Deciding to pit two women as opposing coaches in TUF 18 and opening it up to men and women added a new element to the series, which in many ways help invigorate the company when it was collapsing under the weight of a heavy debt.
Zingano’s injury, while a blow to the fighter, is actually a blessing for the UFC. Any rematch has a built-in storyline between the fighters and the possibility the second match will turn out differently than the first — notwithstanding what just happened between heavyweight champion Cain Velasquez, who defended his belt against Antonio Silva with an easy beatdown.
You have to think that Rousey will be more than willing to go back into the past to browbeat Tate, who surely will have learned from all that happened to her the first time, both in terms of handling her opponent’s mind games and fending off the armbar.
Of course, it is one thing to become stronger mentally, but Tate will have a much harder time defending Rousey’s signature submission move.
This can all play out rather well for the TUF series. Strikeforce did a great job building up the feud between Rousey and Tate, but the UFC, with all of its financial resources and assets, can take this to a higher level.
Rousey has already compared her feud with Tate as being similar to the one between Muhammad Ali and Joe Frazier, which is really stretching things but that kind of talk, combined with her ability to back up her bravado in the cage, has made her so marketable.
There are some interesting sidebars to all of this. Tate’s boyfriend is controversial UFC bantamweight fighter Bryan Caraway. He took to Twitter to make some remarks about Rousey leading up to her fight against Tate, calling her an “unintelligent bimbo” and followed it up by tweeting “if she wants to challenge a man, I’ll knock her teeth dwn her throat the break her arm!”

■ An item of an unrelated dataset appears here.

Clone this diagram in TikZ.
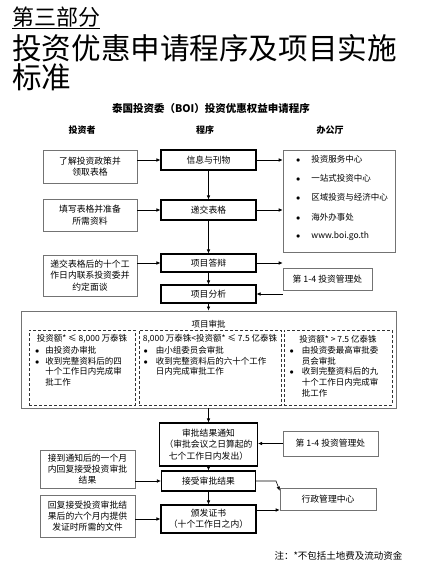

When the spectre was raised on Twitter about Caraway’s politically incorrect comments, particularly as it applied to endorsing men beating up women, he replied by saying: “Oh I dnt hit Women! But she not a women. She gonna act like a dude she can deal w the consequences.”
Caraway has become even more of a polarizing figure. He was awarded the $65,000 Submission of the Night bonus following his victory over Johnny Bedford a month ago at UFC 159 when the original winner, Pat Healy, had the award taken away for testing positive for marijuana metabolites following his fight against Jim Miller.
Clearly ecstatic about the bonus, Healy told MMAJunkie: “All I’ve got to say is that’s some expensive weed. I like Healy a lot. I came up through the fighting ranks with him. We used to train together at Team Quest. I love the guy. But I have absolutely zero remorse. I hate weed. I cannot stand it. I’ve never tried it. I’ve never smoked a drug in my life.
“So I have absolutely zero tolerance for people that do it. I don’t care if it’s legal in some places or not. I think it’s absolutely ridiculous. Whether it’s legal in real life or not, they tell you to follow the rules. You need to follow the rules.”
That prompted a swift reaction from UFC lightweight Nate Diaz, who used a gay slur in a Twitter comment to verbally attack Caraway for his remarks. “I feel bad for Pat Healy that they took a innocent mans money and I think the guy who took the money is the biggest f-g in the world.”
Diaz was fined $20,000 and suspended 90 days by the UFC for the remarks.
Rousey has trained at the same gym in Los Angeles as Diaz and his brother, Nick. So not only do you have heat between Rousey and Tate, you also have some underlying discord between people close to both of them.
Could Caraway and Diaz somehow appear as guest coaches during the filming of TUF 18? Would they be included on the unannounced card in which the Rousey/Tate rematch happens (albeit not in the same bout because they fight in different divisions)?
Think of the possibilities. It’s very interesting.
To borrow a line from Kramer in Seinfield, “Catfight? Yeye Catfight.”